The Chalk Artist, set for release on June 13 by Dial Press, is Goodman’s sixth novel. Set in Cambridge, Massachusetts, the novel focuses on three characters: Aidan, a teenager obsessed with a video game called UnderWorld; Collin, a talented artist specializing in chalk who has recently begun to work for the company that produces the games Aidan so loves; and Nina, a high-school teacher who brings the various narrative threads together. (She teaches Aidan, dates Collin, and counts the gaming company’s founder, Viktor, as her father.)
The novel engages with many of Goodman’s familiar concerns: the relationship between science and art (Goodman writes as well on science and research as any novelist around, and her husband is a professor of computer science at MIT); the competing demands of work and life, professional ambition and personal happiness; and the nature of sympathy—how it is both a moral and an imaginative faculty. In its descriptions of gaming, The Chalk Artist also contains brilliant and sustained passages of world-building: the intricate, immersive descriptions of sublime landscapes and creatures we tend to encounter in works of fantasy rather than in works of realism.
Goodman and I spoke recently by e-mail.
Anthony Domestico: In a previous interview, you said that “believing in God and being a Jew who embraces the religious aspects of Judaism is actually very liberating, because you don’t have to identify with all the cultural stuff … If you do believe in God, it’s a given. You don’t have to talk about it anymore, so it’s freeing yourself up to be Jewish in other ways.” Has believing in God liberated you in any way as a novelist, freed you up to do things you otherwise wouldn’t or couldn’t have done? Has it allowed you to explore certain material, or tell certain stories, or inhabit a certain kind of mind?
Allegra Goodman: For many American-Jewish writers, the dominant motifs have been cultural, secular, sometimes comic, often satirical. Writing about the religious component of Judaism, I found my own themes independent of the New York experience and the immigrant experience. (I did not grow up in New York, and my parents were not immigrants).

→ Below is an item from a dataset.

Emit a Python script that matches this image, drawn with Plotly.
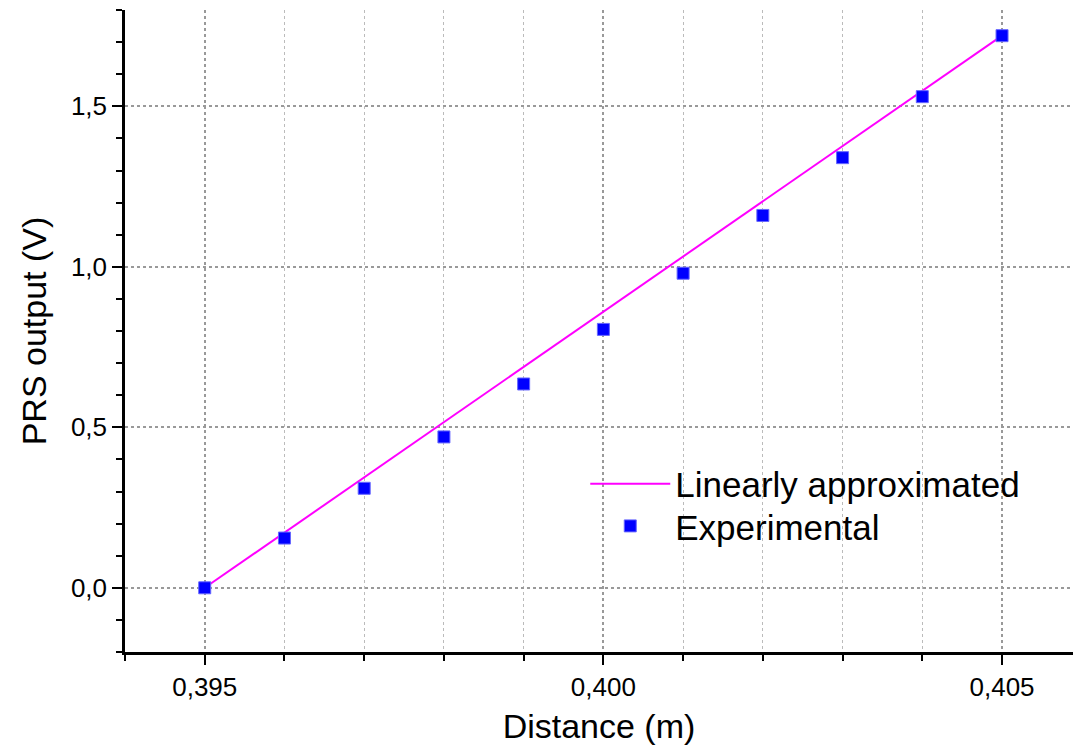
import plotly.graph_objects as go

# Data
distance_m = [0.395, 0.396, 0.397, 0.398, 0.399, 0.400, 0.401, 0.402, 0.403, 0.404, 0.405]
prs_output_v = [0.0, 0.155, 0.31, 0.47, 0.635, 0.805, 0.98, 1.16, 1.34, 1.53, 1.72]
fit_x = [0.395, 0.405]
fit_y = [0.0, 1.72]

x_tick_vals = [0.395, 0.400, 0.405]
y_tick_vals = [0.0, 0.5, 1.0, 1.5]

FONT = "Liberation Sans, Arial, sans-serif"

fig = go.Figure()
fig.add_trace(go.Scatter(
    x=fit_x, y=fit_y, mode="lines", name="Linearly approximated",
    line=dict(color="#FF00FF", width=2), legend="legend",
))
fig.add_trace(go.Scatter(
    x=distance_m, y=prs_output_v, mode="markers", name="Experimental",
    marker=dict(symbol="square", size=12, color="#0000FF",
                line=dict(color="#6666FF", width=1)),
    legend="legend2",
))

legend_common = dict(
    xanchor="left", yanchor="top",
    font=dict(size=35, family=FONT),
    itemwidth=80, bgcolor="rgba(0,0,0,0)",
)

fig.update_layout(
    width=1073, height=745,
    margin=dict(l=125, r=0, t=10, b=93),
    paper_bgcolor="white", plot_bgcolor="white",
    separators=", ",
    font=dict(family=FONT, color="black"),
    showlegend=True,
    legend=dict(x=0.4855, y=0.3076, **legend_common),
    legend2=dict(x=0.4855, y=0.242, **legend_common),
)

fig.update_xaxes(
    range=[0.394, 0.40589],
    tickmode="array", tickvals=x_tick_vals, tickformat=".3f",
    ticks="outside", ticklen=10, tickwidth=2, tickcolor="black",
    tickfont=dict(size=26, family=FONT),
    showline=True, linecolor="black", linewidth=2.5,
    showgrid=True, gridcolor="#999999", griddash="dot", gridwidth=1.5,
    zeroline=False,
    minor=dict(dtick=0.001, tick0=0.394, ticks="outside", ticklen=6,
               tickwidth=2, tickcolor="black",
               showgrid=True, gridcolor="#BBBBBB", griddash="dot", gridwidth=1),
    title=dict(text="Distance (m)", font=dict(size=34, family=FONT), standoff=16),
)
fig.update_yaxes(
    range=[-0.2, 1.8],
    tickmode="array", tickvals=y_tick_vals, tickformat=".1f",
    ticks="outside", ticklen=10, tickwidth=2, tickcolor="black",
    tickfont=dict(size=26, family=FONT),
    showline=True, linecolor="black", linewidth=2.5,
    showgrid=True, gridcolor="#999999", griddash="dot", gridwidth=1.5,
    zeroline=False,
    minor=dict(dtick=0.1, tick0=-0.2, ticks="outside", ticklen=6,
               tickwidth=2, tickcolor="black", showgrid=False),
    title=dict(text="PRS output (V)", font=dict(size=34, family=FONT), standoff=14),
)

fig.write_html("out.html")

In novels like Kaaterskill Falls, I’ve been able to write sympathetically about religious people—and beyond that, I’ve been able to take a religious point of view—because belief does not anger or embarrass me.
AD: What contemporary writers do you think are doing particularly interesting work exploring the nature of religious belief and experience?
AG: Marilynne Robinson is the one who comes to mind. Her novel Gilead and its sequels develop rigorous and moving inquiries of faith, forgiveness, sin, and redemption. I can think of many other writers who doing interesting work, but novelists such as Kazuo Ishiguro, Zadie Smith, and Elena Ferrante write about race, gender-roles, culture, class—questions of individual and national identity. They dramatize ethical dilemmas outside a religious framework.